Smartphones and portable devices may one day invade the classroom; this idea was one of the central themes of the Frankfurt Book Fair considered as the world’s largest book fair. The exhibit this year which featured 7,000 international exhibitors, and 3,200 eventsprovided the experience of how a classroom of the future would look like complete with 3D glasses and remote controls.
Yes, the digital world is slowly making its presence in the classroom with the advent of high-tech audio-visual facilities, but it will not only entail shifting from paper to screen, or so pundits say. Educational experts and interactive producers warn that schools will not switch to digital overnight and that any transition would not be without growing pains.
According to Ron Reed, US consultant on education and digital matters, there was “a precious limited number of minutes in a day” when meaningful interaction occurred between a teacher and a student. “So there is a requirement that the content or the tool must contribute, and it must be more than a ‘nice to have’, it must be ‘must have’ and replace something with greater efficiency and power,” Reed said.
He likewise warned against overlooking the way children learn and focusing only on a digital transition. He says that education is about methodology and practices and not just tools.
Experts believe that with the advent of new technology in the classroom, the role of the teacher will not slowly disappear and will still be essential to learning; though enhanced with a digital backup.
Linda Zecher, chief executive of school book publishers Houghton Mifflin Harcourt (HMH) put it this way, “You still need supportive teachers and good teaching… without that, technology would become nothing more than a distraction in the classroom,”

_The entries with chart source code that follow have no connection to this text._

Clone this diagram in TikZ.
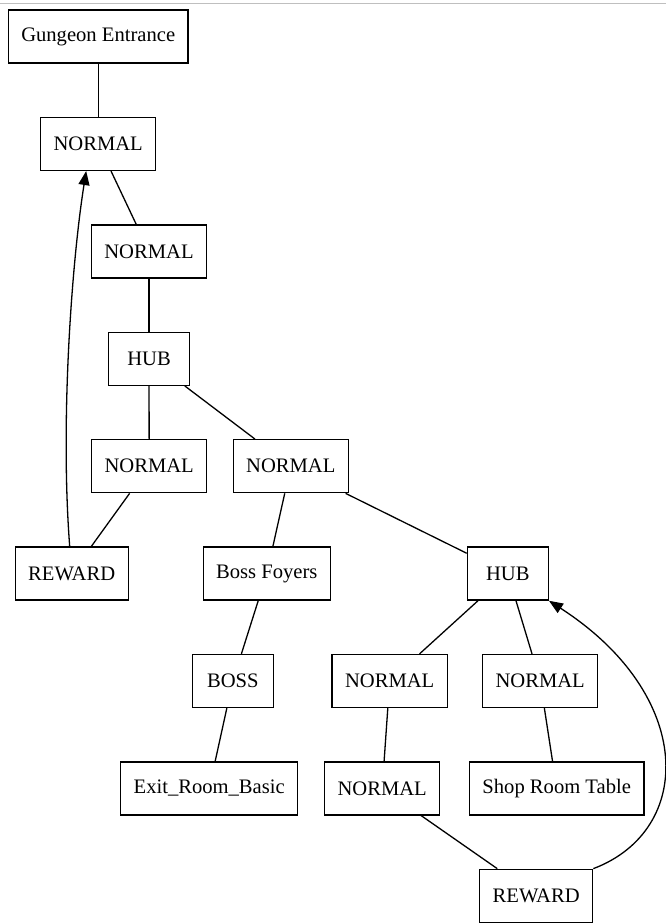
\documentclass[tikz,border=0pt]{standalone}
\usepackage{fontspec}
\setmainfont{Liberation Serif}
\usetikzlibrary{arrows.meta,positioning}

\begin{document}
\begin{tikzpicture}[
        x=1pt, y=-1pt,
        box/.style={
          draw,
          minimum width=81pt,
          minimum height=53pt,
          inner xsep=13pt,
          align=center,
          font=\fontsize{20.6}{24}\selectfont,
          line width=1.3pt
        },
        link/.style={
          line width=1.3pt
        },
        arrow/.style={
          -{Triangle[length=14pt,width=11pt]},
          line width=1.3pt
        }
      ]

      \useasboundingbox (0,0) rectangle (666,924);
      \draw[black!25, line width=1pt] (0,3) -- (666,3);

      % rows from top to bottom
      \node[box] (entrance) at (98.2,36.5) {Gungeon Entrance};
      \node[box] (normal1) at (98.2,143.9) {NORMAL};
      \node[box] (normal2) at (149,251.4) {NORMAL};
      \node[box] (hub1) at (149,358.8) {HUB};
      \node[box] (normal3) at (149.2,466.2) {NORMAL};
      \node[box] (normal4) at (290.8,466.2) {NORMAL};
      \node[box] (reward1) at (71.7,573.6) {REWARD};
      \node[box] (foyers) at (266.8,573.6) {Boss Foyers};
      \node[box] (hub2) at (507.8,573.6) {HUB};
      \node[box] (boss) at (232.8,681) {BOSS};
      \node[box] (normal5) at (389.7,681) {NORMAL};
      \node[box] (normal6) at (540.2,681) {NORMAL};
      \node[box] (exitroom) at (209.2,788.4) {Exit\_Room\_Basic};
      \node[box] (normal7) at (382.2,788.4) {NORMAL};
      \node[box] (shop) at (556.7,788.4) {Shop Room Table};
      \node[box] (reward2) at (536.2,895.8) {REWARD};

      \draw[link] (entrance) -- (normal1);
      \draw[link] (normal1) -- (normal2);
      \draw[link] (normal2) -- (hub1);
      \draw[link] (hub1) -- (normal3);
      \draw[link] (hub1) -- (normal4);
      \draw[link] (normal3) -- (reward1);
      \draw[link] (normal4) -- (foyers);
      \draw[link] (normal4) -- (hub2);
      \draw[link] (foyers) -- (boss);
      \draw[link] (boss) -- (exitroom);
      \draw[link] (hub2) -- (normal5);
      \draw[link] (hub2) -- (normal6);
      \draw[link] (normal5) -- (normal7);
      \draw[link] (normal6) -- (shop);
      \draw[link] (normal7) -- (reward2);

      % back edges
      \draw[arrow] ([xshift=-2pt]reward1.north) .. controls (60,420) and (72,260) .. ([xshift=-12pt]normal1.south);
      \draw[arrow] (reward2.north east) .. controls (695,830) and (695,695) .. (hub2.south east);

      \end{tikzpicture}
\end{document}
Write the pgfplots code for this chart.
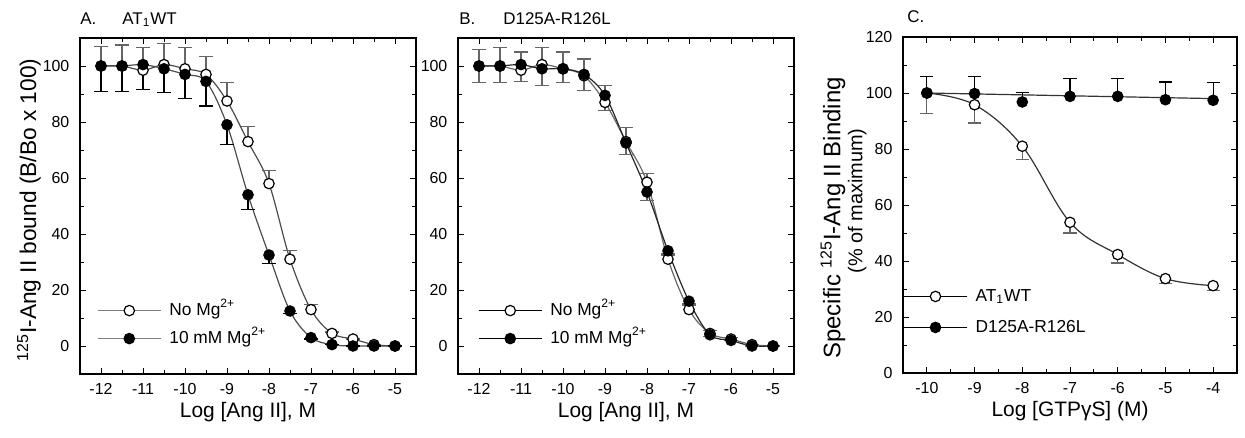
\documentclass[border=0pt]{standalone}
\usepackage{fontspec}
\setmainfont{Liberation Sans}
\usepackage{pgfplots}
\usepackage{pgfplotstable}
\pgfplotsset{compat=1.18}

% panel A: AT1 WT
\pgfplotstableread{
x y e
-12 100 7
-11.5 100 7.5
-11 98.5 8
-10.5 100.5 7.5
-10 99 7.5
-9.5 97 6.3
-9 87.5 6.5
-8.5 73 5.3
-8 58 4.6
-7.5 31 3
-7 13 1.8
-6.5 4.5 0.5
-6 2.5 0
-5.5 0.5 0
-5 0 0
}\Aopen
\pgfplotstableread{
x y e
-12 100 9
-11.5 100 9
-11 100.5 9
-10.5 99 8.5
-10 97 8.5
-9.5 94.5 8.8
-9 79 7
-8.5 54 5.3
-8 32.5 3
-7.5 12.5 1
-7 3 0.5
-6.5 0.5 0
-6 0 0
-5.5 0 0
-5 0 0
}\Aclosed
% panel B: D125A-R126L
\pgfplotstableread{
x y e
-12 100 6
-11.5 100 6.5
-11 98.5 6.5
-10.5 100.5 6
-10 99 6
-9.5 96.5 6
-9 87 6
-8.5 73 5
-8 58.5 3
-7.5 31 2
-7 13 2
-6.5 4.5 1
-6 2.5 0.5
-5.5 0.5 0
-5 0 0
}\Bopen
\pgfplotstableread{
x y e
-12 100 6
-11.5 100 6
-11 100.5 6
-10.5 99 6
-10 99 5
-9.5 97 5.7
-9 89.5 5.5
-8.5 72.5 4
-8 55 3
-7.5 34 1.5
-7 16 1.5
-6.5 4 0.5
-6 2 0
-5.5 0 0
-5 0 0
}\Bclosed
% panel C: GTPgS
\pgfplotstableread{
x y e
-10 100 7.4
-9 95.8 6.5
-8 81 4.8
-7 53.8 3.8
-6 42.3 3
-5 33.7 1.7
-4 31.2 1.6
}\Copen
\pgfplotstableread{
x y e
-10 100 6
-9 99.8 6.2
-8 96.8 3.5
-7 98.8 6.3
-6 98.8 6.3
-5 97.6 6.3
-4 97.4 6.4
}\Cclosed

\pgfplotsset{
  panel/.style={
    scale only axis,
    width=168bp, height=168bp,
    axis line style={line width=0.6bp},
    every tick/.style={black, line width=0.5bp},
    major tick length=3bp, minor tick length=2bp,
    minor x tick num=1, minor y tick num=1,
    tick label style={font=\fontsize{8}{9.6}\selectfont},
    /pgf/number format/assume math mode=true,
    x tick label style={anchor=base, inner sep=0pt, yshift=-10bp},
    y tick label style={xshift=-1.8bp},
    label style={font=\fontsize{10.5}{12}\selectfont},
    xlabel style={at={(axis description cs:0.5,0)}, anchor=base, inner sep=0pt, yshift=-21.5bp},
    legend style={draw=none, fill=none, inner sep=0pt, row sep=5bp,
      font=\fontsize{8.7}{9.6}\selectfont,
      nodes={inner sep=0pt, anchor=west, text height=7bp, text depth=2bp},
      /tikz/every odd column/.append style={column sep=4bp}},
    legend cell align=left,
    legend image code/.code={\draw[mark repeat=2,mark phase=2,##1]
      plot coordinates {(0bp,0bp) (15.75bp,0bp) (31.5bp,0bp)};},
  },
  openpt/.style={only marks, mark=*, mark size=2.6bp,
    mark options={fill=white, draw=black, line width=0.6bp}},
  closedpt/.style={only marks, mark=*, mark size=2.6bp,
    mark options={fill=black, draw=black, line width=0.6bp}},
  errup/.style={error bars/.cd, y dir=plus, y explicit,
    error bar style={#1, line width=0.6bp},
    error mark options={rotate=90, mark size=3.3bp, #1, line width=0.6bp}},
  errdown/.style={error bars/.cd, y dir=minus, y explicit,
    error bar style={#1, line width=0.6bp},
    error mark options={rotate=90, mark size=3.3bp, #1, line width=0.6bp}},
}

\begin{document}
\begin{tikzpicture}
\useasboundingbox (0,0) rectangle (622.5bp,-219bp);

% ---------- A ----------
\begin{axis}[panel, name=A, at={(40bp,-187bp)}, anchor=south west,
    xmin=-12.5, xmax=-4.5, ymin=-10, ymax=110,
    xtick={-12,-11,...,-5}, ytick={0,20,...,100},
    xlabel={Log [Ang II], M},
    ylabel={\textsuperscript{125}I-Ang II bound (B/Bo x 100)},
    ylabel style={at={([xshift=-22bp,yshift=-2bp]axis description cs:0,0.5)}, anchor=base,
      font=\fontsize{11.4}{12}\selectfont},
    legend style={at={(axis cs:-12.1,16)}, anchor=north west},
]
\addlegendimage{black!50, line width=0.6bp, mark=*, mark size=2.6bp,
  mark options={fill=white, draw=black}}
\addlegendentry{No Mg\textsuperscript{2+}}
\addlegendimage{black!50, line width=0.6bp, mark=*, mark size=2.6bp,
  mark options={fill=black, draw=black}}
\addlegendentry{10 mM Mg\textsuperscript{2+}}
\addplot[forget plot, smooth, tension=0.55, line width=0.6bp, black!70] table[x=x,y=y]{\Aopen};
\addplot[forget plot, smooth, tension=0.55, line width=0.6bp, black!70] table[x=x,y=y]{\Aclosed};
\addplot[forget plot, openpt, errup=black!60] table[x=x,y=y,y error=e]{\Aopen};
\addplot[forget plot, closedpt, errdown=black] table[x=x,y=y,y error=e]{\Aclosed};
\end{axis}

% ---------- B ----------
\begin{axis}[panel, name=B, at={(229bp,-187bp)}, anchor=south west,
    xmin=-12.5, xmax=-4.5, ymin=-10, ymax=110,
    xtick={-12,-11,...,-5}, ytick={0,20,...,100},
    xlabel={Log [Ang II], M},
    legend style={at={(axis cs:-12.03,16)}, anchor=north west},
]
\addlegendimage{black, line width=0.6bp, mark=*, mark size=2.6bp,
  mark options={fill=white, draw=black}}
\addlegendentry{No Mg\textsuperscript{2+}}
\addlegendimage{black, line width=0.6bp, mark=*, mark size=2.6bp,
  mark options={fill=black, draw=black}}
\addlegendentry{10 mM Mg\textsuperscript{2+}}
\addplot[forget plot, smooth, tension=0.55, line width=0.6bp, black!60] table[x=x,y=y]{\Bopen};
\addplot[forget plot, smooth, tension=0.55, line width=0.6bp, black!85] table[x=x,y=y]{\Bclosed};
\addplot[forget plot, openpt, errup=black!60] table[x=x,y=y,y error=e]{\Bopen};
\addplot[forget plot, closedpt, errdown=black!60] table[x=x,y=y,y error=e]{\Bclosed};
\end{axis}

% ---------- C ----------
\begin{axis}[panel, name=C, width=167bp, at={(451.5bp,-186.5bp)}, anchor=south west,
    xmin=-10.5, xmax=-3.5, ymin=0, ymax=120,
    xtick={-10,-9,...,-4}, ytick={0,20,...,120},
    xlabel={Log [GTPγS] (M)},
    ylabel={{\fontsize{12}{11}\selectfont Specific \textsuperscript{125}I-Ang II Binding\hspace{17bp}\mbox{}}\\(\% of maximum)},
    ylabel style={at={([xshift=-29.75bp,yshift=2bp]axis description cs:0,0.5)}, anchor=center,
      align=center, font=\fontsize{10}{11}\selectfont},
    legend style={at={(axis cs:-10.5,30.7)}, anchor=north west, row sep=6.5bp},
]
\addlegendimage{black, line width=0.6bp, mark=*, mark size=2.6bp,
  mark options={fill=white, draw=black}}
\addlegendentry{AT\textsubscript{1}WT}
\addlegendimage{black, line width=0.6bp, mark=*, mark size=2.6bp,
  mark options={fill=black, draw=black}}
\addlegendentry{D125A-R126L}
\addplot[forget plot, line width=0.6bp, black!80] coordinates {(-10,100) (-7,99) (-4,98)};
\addplot[forget plot, smooth, tension=0.6, line width=0.6bp, black!80] table[x=x,y=y]{\Copen};
\addplot[forget plot, openpt, errdown=black!60] table[x=x,y=y,y error=e]{\Copen};
\addplot[forget plot, closedpt, errup=black] table[x=x,y=y,y error=e]{\Cclosed};
\end{axis}

% panel titles
\node[anchor=base west, inner sep=0, font=\fontsize{8.5}{9}\selectfont] at ([yshift=7bp]A.north west) {A.};
\node[anchor=base west, inner sep=0, font=\fontsize{8.5}{9}\selectfont] at ([xshift=21bp,yshift=7bp]A.north west) {AT\textsubscript{1}WT};
\node[anchor=base west, inner sep=0, font=\fontsize{8.5}{9}\selectfont] at ([xshift=0.5bp,yshift=7bp]B.north west) {B.};
\node[anchor=base west, inner sep=0, font=\fontsize{8.5}{9}\selectfont] at ([xshift=22.5bp,yshift=7bp]B.north west) {D125A-R126L};
\node[anchor=base west, inner sep=0, font=\fontsize{8.5}{9}\selectfont] at ([xshift=2bp,yshift=7.5bp]C.north west) {C.};
\end{tikzpicture}
\end{document}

Zecher said that four schools in California used a program developed by HMH to teach algebra on the the i-Pad, and students’ results increased markedly when it was correctly implemented. She likewise observed that no improvement was seen when it was poorly put into practice.
Espresson Education – a company offering interactive content to teachers and schools, however stressed the need to follow up once the devices were in schools. It is said that, “Commercial companies which sell products to schools have the responsibility not to just sell and walk away, but to help the teachers implement the products that we sold them.